> _What is required_
Set down every entry word for word. Omit the pictures.
-- BEGIN --
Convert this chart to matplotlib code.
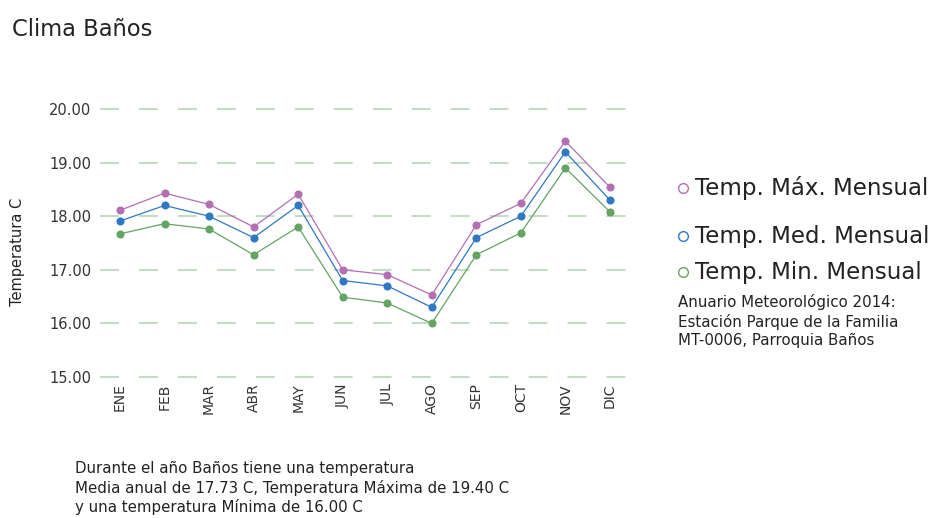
import matplotlib
matplotlib.use('Agg')
import matplotlib.pyplot as plt
from matplotlib.lines import Line2D

# temperaturas mensuales, estación Parque de la Familia
meses = ['ENE', 'FEB', 'MAR', 'ABR', 'MAY', 'JUN', 'JUL', 'AGO', 'SEP', 'OCT', 'NOV', 'DIC']
t_max = [18.11, 18.43, 18.22, 17.80, 18.41, 17.00, 16.91, 16.53, 17.84, 18.24, 19.40, 18.54]
t_med = [17.91, 18.20, 18.00, 17.60, 18.20, 16.80, 16.70, 16.30, 17.60, 18.00, 19.20, 18.30]
t_min = [17.67, 17.86, 17.76, 17.28, 17.80, 16.49, 16.38, 16.00, 17.28, 17.69, 18.90, 18.08]
y_ticks = [15, 16, 17, 18, 19, 20]

series = [('Temp. Máx. Mensual', t_max, '#b46fb4'),
          ('Temp. Med. Mensual', t_med, '#2f78c4'),
          ('Temp. Min. Mensual', t_min, '#62a462')]

txt = '#222222'

fig = plt.figure(figsize=(9.34, 5.18), dpi=100)
ax = fig.add_axes([0.107, 0.2722, 0.5675, 0.5174])

x = list(range(len(meses)))
for y in y_ticks:
    ax.axhline(y, color='#c3ddc3', lw=1.5, dashes=(9.1, 9.6), zorder=1, clip_on=False)

for nombre, vals, col in series:
    ax.plot(x, vals, color=col, lw=0.9, marker='o', ms=4.8, zorder=3, clip_on=False)

ax.set_xlim(-0.45, 11.45)
ax.set_ylim(15, 20)
ax.set_yticks(y_ticks)
ax.set_yticklabels(['%.2f' % v for v in y_ticks], fontsize=10.5, color='#333333')
ax.set_xticks(x)
ax.set_xticklabels(meses, rotation=90, fontsize=10, color='#333333')
ax.tick_params(axis='y', length=0, pad=6)
ax.tick_params(axis='x', length=0, pad=4.5)
for s in ax.spines.values():
    s.set_visible(False)

fig.text(18 / 934, 1 - 252 / 518, 'Temperatura C', rotation=90, fontsize=10.5,
         va='center', ha='center', color=txt)
fig.text(12 / 934, 1 - 29 / 518, 'Clima Baños', fontsize=16.3, va='center', color=txt)

# leyenda a la derecha
ley_y = [188, 236, 272]
for (nombre, vals, col), yy in zip(series, ley_y):
    fy = 1 - yy / 518
    fig.add_artist(Line2D([683 / 934], [fy], marker='o', ms=7, mfc='white', mec=col, mew=1.0,
                          transform=fig.transFigure))
    fig.text(695 / 934, fy, nombre, fontsize=16.5, va='center', ha='left', color=txt)

fig.text(678 / 934, 1 - 321 / 518,
         'Anuario Meteorológico 2014:\nEstación Parque de la Familia\nMT-0006, Parroquia Baños',
         fontsize=10.8, va='center', ha='left', color=txt, linespacing=1.3)

fig.text(75 / 934, 1 - 488 / 518,
         'Durante el año Baños tiene una temperatura\n'
         'Media anual de 17.73 C, Temperatura Máxima de 19.40 C\n'
         'y una temperatura Mínima de 16.00 C',
         fontsize=10.8, va='center', ha='left', color=txt, linespacing=1.25)

fig.savefig('out.png', dpi=100)
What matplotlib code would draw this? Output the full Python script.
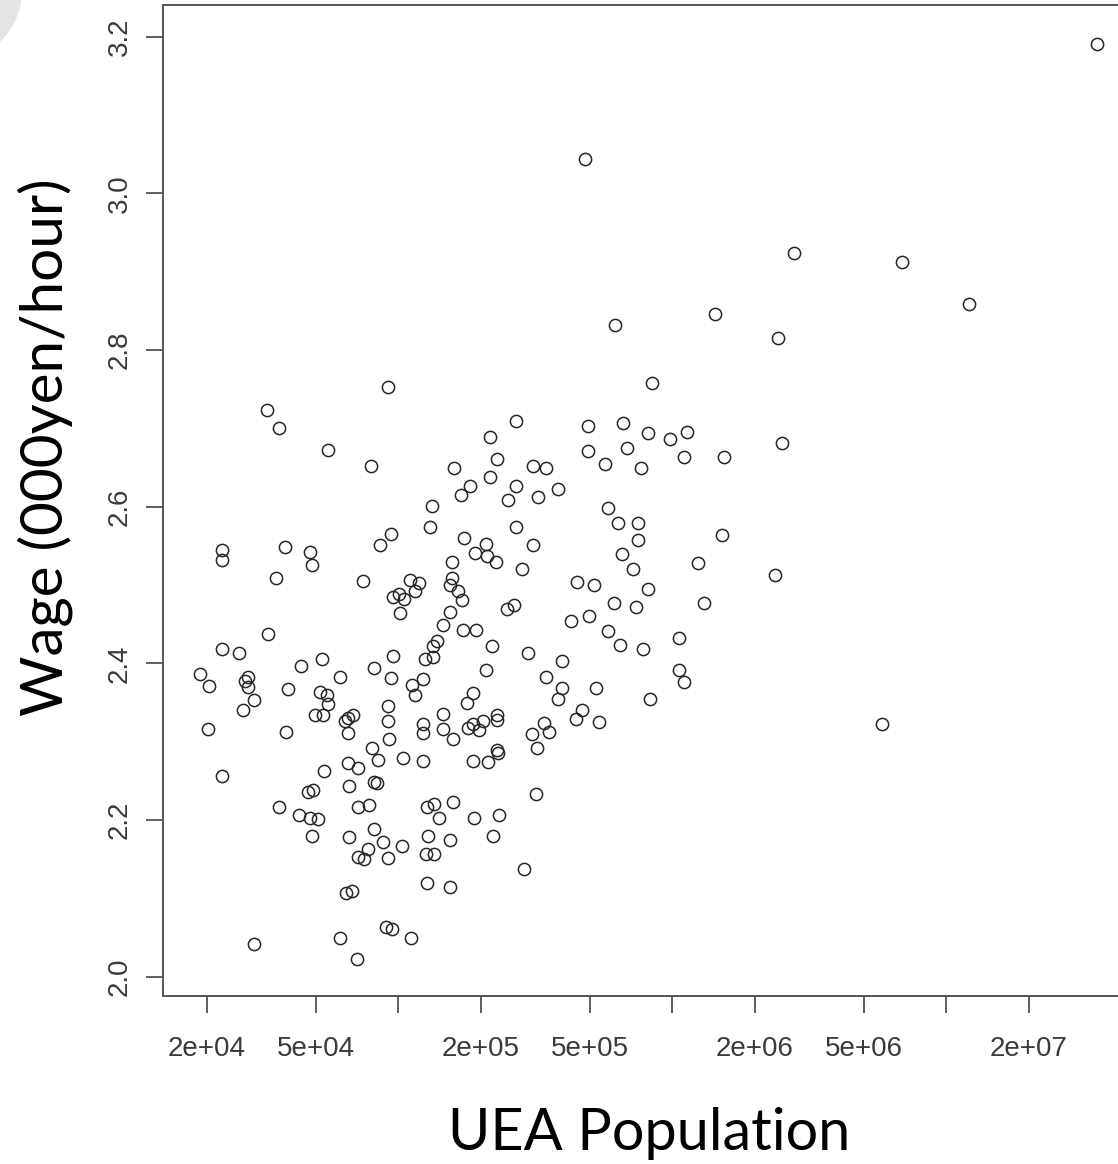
-- END --
> _Exercise result_
Convert this chart to matplotlib code.
import matplotlib
matplotlib.use('Agg')
import matplotlib.pyplot as plt
from matplotlib.lines import Line2D

# temperaturas mensuales, estación Parque de la Familia
meses = ['ENE', 'FEB', 'MAR', 'ABR', 'MAY', 'JUN', 'JUL', 'AGO', 'SEP', 'OCT', 'NOV', 'DIC']
t_max = [18.11, 18.43, 18.22, 17.80, 18.41, 17.00, 16.91, 16.53, 17.84, 18.24, 19.40, 18.54]
t_med = [17.91, 18.20, 18.00, 17.60, 18.20, 16.80, 16.70, 16.30, 17.60, 18.00, 19.20, 18.30]
t_min = [17.67, 17.86, 17.76, 17.28, 17.80, 16.49, 16.38, 16.00, 17.28, 17.69, 18.90, 18.08]
y_ticks = [15, 16, 17, 18, 19, 20]

series = [('Temp. Máx. Mensual', t_max, '#b46fb4'),
          ('Temp. Med. Mensual', t_med, '#2f78c4'),
          ('Temp. Min. Mensual', t_min, '#62a462')]

txt = '#222222'

fig = plt.figure(figsize=(9.34, 5.18), dpi=100)
ax = fig.add_axes([0.107, 0.2722, 0.5675, 0.5174])

x = list(range(len(meses)))
for y in y_ticks:
    ax.axhline(y, color='#c3ddc3', lw=1.5, dashes=(9.1, 9.6), zorder=1, clip_on=False)

for nombre, vals, col in series:
    ax.plot(x, vals, color=col, lw=0.9, marker='o', ms=4.8, zorder=3, clip_on=False)

ax.set_xlim(-0.45, 11.45)
ax.set_ylim(15, 20)
ax.set_yticks(y_ticks)
ax.set_yticklabels(['%.2f' % v for v in y_ticks], fontsize=10.5, color='#333333')
ax.set_xticks(x)
ax.set_xticklabels(meses, rotation=90, fontsize=10, color='#333333')
ax.tick_params(axis='y', length=0, pad=6)
ax.tick_params(axis='x', length=0, pad=4.5)
for s in ax.spines.values():
    s.set_visible(False)

fig.text(18 / 934, 1 - 252 / 518, 'Temperatura C', rotation=90, fontsize=10.5,
         va='center', ha='center', color=txt)
fig.text(12 / 934, 1 - 29 / 518, 'Clima Baños', fontsize=16.3, va='center', color=txt)

# leyenda a la derecha
ley_y = [188, 236, 272]
for (nombre, vals, col), yy in zip(series, ley_y):
    fy = 1 - yy / 518
    fig.add_artist(Line2D([683 / 934], [fy], marker='o', ms=7, mfc='white', mec=col, mew=1.0,
                          transform=fig.transFigure))
    fig.text(695 / 934, fy, nombre, fontsize=16.5, va='center', ha='left', color=txt)

fig.text(678 / 934, 1 - 321 / 518,
         'Anuario Meteorológico 2014:\nEstación Parque de la Familia\nMT-0006, Parroquia Baños',
         fontsize=10.8, va='center', ha='left', color=txt, linespacing=1.3)

fig.text(75 / 934, 1 - 488 / 518,
         'Durante el año Baños tiene una temperatura\n'
         'Media anual de 17.73 C, Temperatura Máxima de 19.40 C\n'
         'y una temperatura Mínima de 16.00 C',
         fontsize=10.8, va='center', ha='left', color=txt, linespacing=1.25)

fig.savefig('out.png', dpi=100)
What matplotlib code would draw this? Output the full Python script.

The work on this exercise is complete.